▶ [Directive]: Copy all lines below containing "with".

▶ [Stored rows]:
= = = = = = =
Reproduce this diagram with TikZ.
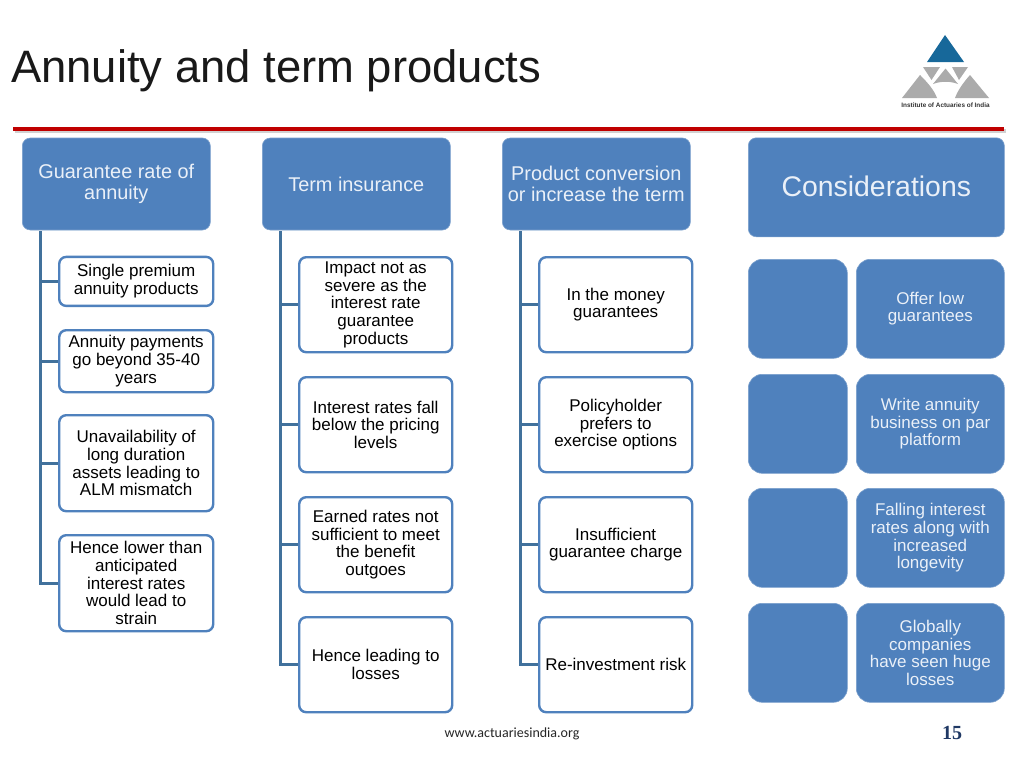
= = = = = = =
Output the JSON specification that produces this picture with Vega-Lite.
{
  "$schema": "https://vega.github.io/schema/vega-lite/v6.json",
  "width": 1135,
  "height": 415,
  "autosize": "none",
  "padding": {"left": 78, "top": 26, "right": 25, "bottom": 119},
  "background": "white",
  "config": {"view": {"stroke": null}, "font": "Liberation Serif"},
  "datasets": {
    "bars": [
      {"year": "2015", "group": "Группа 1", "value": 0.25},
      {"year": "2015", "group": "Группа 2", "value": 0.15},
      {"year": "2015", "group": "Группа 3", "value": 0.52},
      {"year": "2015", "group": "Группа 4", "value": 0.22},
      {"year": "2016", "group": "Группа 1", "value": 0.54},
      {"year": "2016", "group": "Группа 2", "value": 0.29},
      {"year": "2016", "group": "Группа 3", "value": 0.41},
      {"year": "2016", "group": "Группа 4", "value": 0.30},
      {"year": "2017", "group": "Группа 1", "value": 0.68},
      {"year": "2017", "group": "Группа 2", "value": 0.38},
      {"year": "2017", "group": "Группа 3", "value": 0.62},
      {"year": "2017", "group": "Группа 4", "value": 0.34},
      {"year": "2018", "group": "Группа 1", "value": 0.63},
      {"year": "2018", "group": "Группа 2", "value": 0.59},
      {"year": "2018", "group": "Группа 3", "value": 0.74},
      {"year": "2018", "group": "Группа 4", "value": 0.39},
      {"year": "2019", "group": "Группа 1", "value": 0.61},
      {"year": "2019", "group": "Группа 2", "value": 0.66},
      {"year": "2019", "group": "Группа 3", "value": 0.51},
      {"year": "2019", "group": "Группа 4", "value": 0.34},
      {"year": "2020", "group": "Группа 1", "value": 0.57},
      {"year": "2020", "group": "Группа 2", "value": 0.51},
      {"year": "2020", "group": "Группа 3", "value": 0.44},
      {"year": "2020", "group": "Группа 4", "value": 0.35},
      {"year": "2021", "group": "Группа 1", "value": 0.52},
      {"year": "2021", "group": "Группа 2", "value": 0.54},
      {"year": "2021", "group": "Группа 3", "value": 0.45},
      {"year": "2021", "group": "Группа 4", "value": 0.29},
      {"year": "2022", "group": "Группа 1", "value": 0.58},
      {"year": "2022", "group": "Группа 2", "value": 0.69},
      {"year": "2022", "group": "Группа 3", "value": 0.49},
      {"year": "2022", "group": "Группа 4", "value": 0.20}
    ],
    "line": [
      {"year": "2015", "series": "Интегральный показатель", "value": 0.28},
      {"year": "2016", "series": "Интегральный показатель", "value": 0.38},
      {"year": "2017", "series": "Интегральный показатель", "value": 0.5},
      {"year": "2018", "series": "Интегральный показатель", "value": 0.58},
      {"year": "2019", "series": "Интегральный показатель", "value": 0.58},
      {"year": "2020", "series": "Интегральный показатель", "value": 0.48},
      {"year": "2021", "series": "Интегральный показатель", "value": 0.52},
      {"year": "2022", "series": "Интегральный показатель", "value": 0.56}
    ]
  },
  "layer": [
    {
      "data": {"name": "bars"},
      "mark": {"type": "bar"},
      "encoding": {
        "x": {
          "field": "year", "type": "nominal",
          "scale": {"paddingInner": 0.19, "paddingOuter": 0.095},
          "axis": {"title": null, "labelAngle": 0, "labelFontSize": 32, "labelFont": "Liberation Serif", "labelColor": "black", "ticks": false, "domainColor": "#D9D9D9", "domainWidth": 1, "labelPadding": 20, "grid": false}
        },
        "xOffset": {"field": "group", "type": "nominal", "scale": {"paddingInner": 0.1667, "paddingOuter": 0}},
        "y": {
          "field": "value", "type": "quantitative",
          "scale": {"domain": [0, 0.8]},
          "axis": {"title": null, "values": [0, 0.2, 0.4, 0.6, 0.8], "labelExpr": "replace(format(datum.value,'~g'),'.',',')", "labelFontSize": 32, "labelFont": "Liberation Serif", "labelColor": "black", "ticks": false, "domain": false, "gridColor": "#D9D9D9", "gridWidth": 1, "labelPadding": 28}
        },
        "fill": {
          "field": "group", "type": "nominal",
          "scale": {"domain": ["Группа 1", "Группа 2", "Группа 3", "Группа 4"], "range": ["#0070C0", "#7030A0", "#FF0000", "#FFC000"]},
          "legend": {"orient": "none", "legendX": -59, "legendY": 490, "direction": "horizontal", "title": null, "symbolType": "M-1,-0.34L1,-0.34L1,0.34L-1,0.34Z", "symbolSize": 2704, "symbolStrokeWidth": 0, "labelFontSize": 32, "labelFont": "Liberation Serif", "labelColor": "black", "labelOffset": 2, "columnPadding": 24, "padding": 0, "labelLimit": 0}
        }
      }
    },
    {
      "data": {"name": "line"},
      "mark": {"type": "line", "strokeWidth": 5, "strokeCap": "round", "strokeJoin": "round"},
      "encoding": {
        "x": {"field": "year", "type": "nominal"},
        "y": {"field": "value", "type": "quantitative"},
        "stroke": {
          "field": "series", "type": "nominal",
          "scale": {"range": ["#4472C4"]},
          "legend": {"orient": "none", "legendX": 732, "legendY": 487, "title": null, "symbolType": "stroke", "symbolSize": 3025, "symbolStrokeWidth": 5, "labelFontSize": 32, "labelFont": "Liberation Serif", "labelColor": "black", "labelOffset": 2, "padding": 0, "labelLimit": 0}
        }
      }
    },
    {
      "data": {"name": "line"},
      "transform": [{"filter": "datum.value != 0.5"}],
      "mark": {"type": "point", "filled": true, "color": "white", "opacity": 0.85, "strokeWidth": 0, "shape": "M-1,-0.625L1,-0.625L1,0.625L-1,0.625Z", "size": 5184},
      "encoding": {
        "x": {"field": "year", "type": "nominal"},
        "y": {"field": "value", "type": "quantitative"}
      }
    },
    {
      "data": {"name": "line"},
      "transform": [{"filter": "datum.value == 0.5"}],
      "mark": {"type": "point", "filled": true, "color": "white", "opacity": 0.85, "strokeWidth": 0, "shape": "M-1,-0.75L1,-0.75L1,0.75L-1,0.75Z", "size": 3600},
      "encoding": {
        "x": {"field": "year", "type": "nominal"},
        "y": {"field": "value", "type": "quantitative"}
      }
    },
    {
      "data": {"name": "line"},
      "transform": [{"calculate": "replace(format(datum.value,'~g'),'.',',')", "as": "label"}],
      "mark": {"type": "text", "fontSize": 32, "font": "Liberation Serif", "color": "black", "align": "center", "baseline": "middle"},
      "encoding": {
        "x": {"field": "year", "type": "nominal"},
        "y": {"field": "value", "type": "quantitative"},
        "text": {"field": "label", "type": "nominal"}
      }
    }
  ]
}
= = = = = = =
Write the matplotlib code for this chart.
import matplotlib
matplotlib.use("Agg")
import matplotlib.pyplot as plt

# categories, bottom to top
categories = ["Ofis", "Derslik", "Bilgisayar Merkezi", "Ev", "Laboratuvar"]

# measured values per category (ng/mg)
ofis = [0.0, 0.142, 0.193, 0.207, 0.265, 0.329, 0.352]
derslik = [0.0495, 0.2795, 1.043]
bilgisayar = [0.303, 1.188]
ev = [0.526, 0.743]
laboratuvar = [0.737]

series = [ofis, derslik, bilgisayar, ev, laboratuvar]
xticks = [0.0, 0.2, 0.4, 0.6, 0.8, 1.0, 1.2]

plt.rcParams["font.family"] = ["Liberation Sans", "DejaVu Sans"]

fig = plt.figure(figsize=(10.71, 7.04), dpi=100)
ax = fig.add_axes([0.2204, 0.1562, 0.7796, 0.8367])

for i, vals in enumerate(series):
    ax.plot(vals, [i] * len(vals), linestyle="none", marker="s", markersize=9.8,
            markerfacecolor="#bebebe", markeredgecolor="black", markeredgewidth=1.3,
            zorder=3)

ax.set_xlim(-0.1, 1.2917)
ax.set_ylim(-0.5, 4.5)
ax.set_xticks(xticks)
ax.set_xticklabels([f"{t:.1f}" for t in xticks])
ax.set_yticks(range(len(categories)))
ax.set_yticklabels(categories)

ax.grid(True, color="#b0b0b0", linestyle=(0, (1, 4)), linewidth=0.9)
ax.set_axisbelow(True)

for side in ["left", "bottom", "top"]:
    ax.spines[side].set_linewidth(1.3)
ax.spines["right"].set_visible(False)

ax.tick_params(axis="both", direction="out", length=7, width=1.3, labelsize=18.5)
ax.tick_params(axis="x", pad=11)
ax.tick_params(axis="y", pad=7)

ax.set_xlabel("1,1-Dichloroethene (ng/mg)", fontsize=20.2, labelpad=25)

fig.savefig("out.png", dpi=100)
= = = = = = =
▶ [Solution for this task]:
Reproduce this diagram with TikZ.
Output the JSON specification that produces this picture with Vega-Lite.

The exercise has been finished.